Menschen mit Depressionen besonders von Lockdown betroffen

Berlin – Jeder zweite depressive Mensch in Deutschland hat während des Lockdowns im Frühjahr einer Befragung zufolge massive Einschränkungen bei der Behandlung seiner Krankheit erlebt. Zu diesem Ergebnis kommt das Deutschland-Barometer Depression, das heute bei einer digitalen Pressekonferenz vorgestellt wurde.
Auch hätten Betroffene die Beschränkungen als deutlich belastender erlebt als die Gesamtbevölkerung, so die Untersuchung der Stiftung Deutsche Depressionshilfe. „Das ist auch für den aktuellen Teillockdown zu erwarten“, sagte Psychiater Ulrich Hegerl, Vorstandsvorsitzender der Stiftung.
Depressive Menschen hätten insbesondere unter einer fehlenden Tagesstruktur gelitten: Dies gaben 75 Prozent an (gegenüber 39 Prozent der Allgemeinbevölkerung). Auch blieben 48 Prozent tagsüber eher im Bett (Allgemeinbevölkerung: 21 Prozent).
„In diesen Fällen droht ein Teufelskreis: eine fehlende Tagesstruktur erhöht das Risiko, sich zurückzuziehen und lange Bettzeiten können Depressionen wiederum verstärken“, warnte Hegerl.
Massive Einschnitte in der Versorgung von psychisch Kranken
Jeder zweite Betroffene (48 Prozent) berichtete demnach von massiven Einschnitten in der Versorgung, etwa ausgefallenen Behandlungsterminen beim Facharzt oder Psychotherapeuten.
Jeder zehnte depressive Befragte gab an, dass ein geplanter Klinikaufenthalt nicht stattfinden konnte. 13 Prozent der Betroffenen gaben an, von sich aus Behandlungstermine aus Angst vor Ansteckung abgesagt zu haben.
Hochgerechnet auf die Bevölkerung hätten mehr als zwei Millionen depressiv erkrankte Menschen „eine Einschränkung ihrer medizinischen Versorgung mit entsprechenden gesundheitlichen Folgen durch die Coronamaßnahmen erlebt“, kritisierte Psychiater Hegerl. Auch jetzt stellten Kliniken Ressourcen für die Behandlung von Coronainfektionen um.
Das gehe erneut auch auf Kosten der Versorgung von Menschen mit psychischen Leiden. „Depression ist eine schwere, oft lebensbedrohliche und dringend behandlungsbedürftige Erkrankung.“ Nur bei Beachtung dieser negativen Folgen könne „die richtige Balance gefunden werden zwischen Leid und Tod, die durch die Coronamaßnahmen einerseits möglicherweise verhindert und andererseits konkret verursacht werden“, betonte Hegerl.

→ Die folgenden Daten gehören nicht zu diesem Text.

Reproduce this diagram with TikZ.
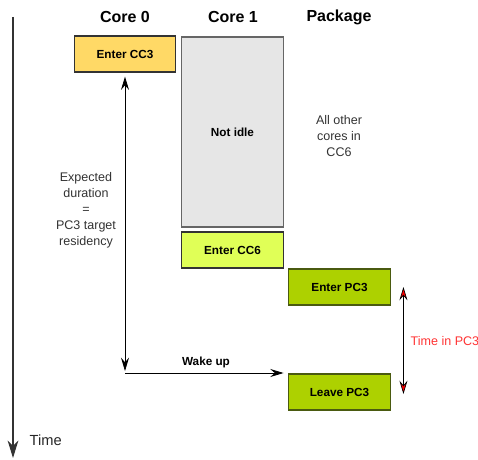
\documentclass[tikz,border=0pt]{standalone}
\usepackage{fontspec}
\setmainfont{Liberation Sans}
\usetikzlibrary{calc}
\usetikzlibrary{arrows.meta}

\definecolor{cthree}{HTML}{FFD966}
\definecolor{csix}{HTML}{E0FF57}
\definecolor{pkg}{HTML}{ADD100}
\definecolor{pkgline}{HTML}{4A5A10}
\definecolor{idle}{HTML}{E6E6E6}
\definecolor{lbl}{HTML}{FF3333}

\begin{document}
\begin{tikzpicture}[x=0.75pt, y=-0.75pt, >={Stealth[length=10pt, width=6pt, inset=3.5pt]}]

 \tikzset{
    box/.style={
      rectangle,
      minimum width=76pt,
      minimum height=27pt,
      inner sep=0pt,
      line width=0.9pt,
      font=\fontsize{8.8}{10.5}\selectfont\bfseries,
    draw
    },
    head/.style={font=\fontsize{12}{14}\selectfont\bfseries},
    note/.style={align=center, font=\fontsize{9.4}{12}\selectfont, text=black!80},
    redtip/.style={{Stealth[length=10pt, width=6pt, inset=3.5pt, fill=red, line width=0.5pt]}-{Stealth[length=10pt, width=6pt, inset=3.5pt, fill=red, line width=0.5pt]}}
  }

\useasboundingbox (0,0) rectangle (478,460);

% column heads
\node[head] (h0) at (125,17) {Core 0};
\node[head] (h1) at (233,17) {Core 1};
\node[head] (h2) at (339,17) {Package};

% time axis
\coordinate (t0) at (13,17);
\coordinate (t1) at (13,458);
\draw[-{Stealth[length=13pt, width=8pt, inset=4pt]}, line width=0.8pt, black!80] (t0) -- (t1);
\node[anchor=west, font=\fontsize{11}{13}\selectfont, text=black!85] (time) at (25,440) {Time};

\node[box, fill=cthree, draw=black!80] (cc3) at (125,54) {Enter CC3};
\node[box, fill=idle, draw=black!60, minimum height=142.5pt] (busy) at (232.5,132) {Not idle};
\node[box, fill=csix, draw=black!80] (cc6) at (232.5,250) {Enter CC6};
\node[box, fill=pkg, draw=pkgline, minimum width=77pt] (pcin) at (339.5,287) {Enter PC3};
\node[box, fill=pkg, draw=pkgline, minimum width=77pt] (pcout) at (339.5,392) {Leave PC3};

\node[note] (others) at (339,136) {All other\\cores in\\CC6};
\node[note] (expect) at (86,210) {Expected\\duration\\=\\PC3 target\\residency};

% wake up path
\coordinate (wake) at (125,373);
\draw[<->, line width=0.6pt] ([yshift=-3pt]cc3.south) -- ([yshift=1.5pt]wake);
\draw[->, line width=0.6pt] (wake) -- ([xshift=-3pt]wake -| pcout.west);
\node[font=\fontsize{8.8}{10.5}\selectfont\bfseries] (wk) at (206,362) {Wake up};

% time in PC3
\draw[redtip, line width=0.7pt] ([xshift=9pt]pcin.east) -- ([xshift=9pt, yshift=-1.5pt]pcout.east);
\node[anchor=west, text=lbl, font=\fontsize{9.4}{11}\selectfont] (tpc) at (406,341) {Time in PC3};

\end{tikzpicture}
\end{document}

Ein Großteil der Allgemeinbevölkerung (58 Prozent) gab der Befragung zufolge an, dem veränderten Leben durch die Krise auch Positives abgewinnen zu können – etwa, den Frühling bewusster erlebt zu haben. Unter depressiv erkrankten Menschen sagten dies nur 38 Prozent. Viele fühlten sich zudem bis in den Sommer hinein belastet: im Juli etwa noch 68 Prozent der depressiv Erkrankten (Allgemeinbevölkerung: 36 Prozent).
Videosprechstunden nur für kleinen Teil eine Alternative
An Bedeutung gewannen digitale Angebote, wie es in der Analyse hieß. 14 Prozent der depressiv erkrankten Menschen nutzten demnach erstmals ein Behandlungsangebot via Telefon oder Video. Über 80 Prozent bewerteten diese positiv. Doch für Menschen mit einer Depression werde der Rückzug in die eigenen vier Wände durch diesen zweiten Teillockdown wieder viele negative Auswirkungen haben“, prognostizierte Hegerl.
„Depressiv Erkrankte haben so mehr Zeit zum Grübeln und können noch tiefer in die Depression geraten. Das sind Aspekte, die mir große Sorgen bereiten“, ergänzte der Psychiater. Nur für einen kleineren Teil der Patienten seien Telefon- und Videosprechstunden sowie Online-Programme eine mögliche Alternative – auch wenn die Angebote nun häufiger angenommen würden als früher.
Die Stiftung Deutsche Depressionshilfe hat für ihr viertes Depressions-Barometer im Juni und Juli 5.178 Menschen zwischen 18 und 69 Jahren repräsentativ online befragen lassen. Daneben wertete sie in einer Stichprobe Antworten von Menschen in einer depressiven Phase aus und verglich die Werte. Gefördert wird die bundesweit repräsentative Befragung durch die Deutsche Bahn Stiftung.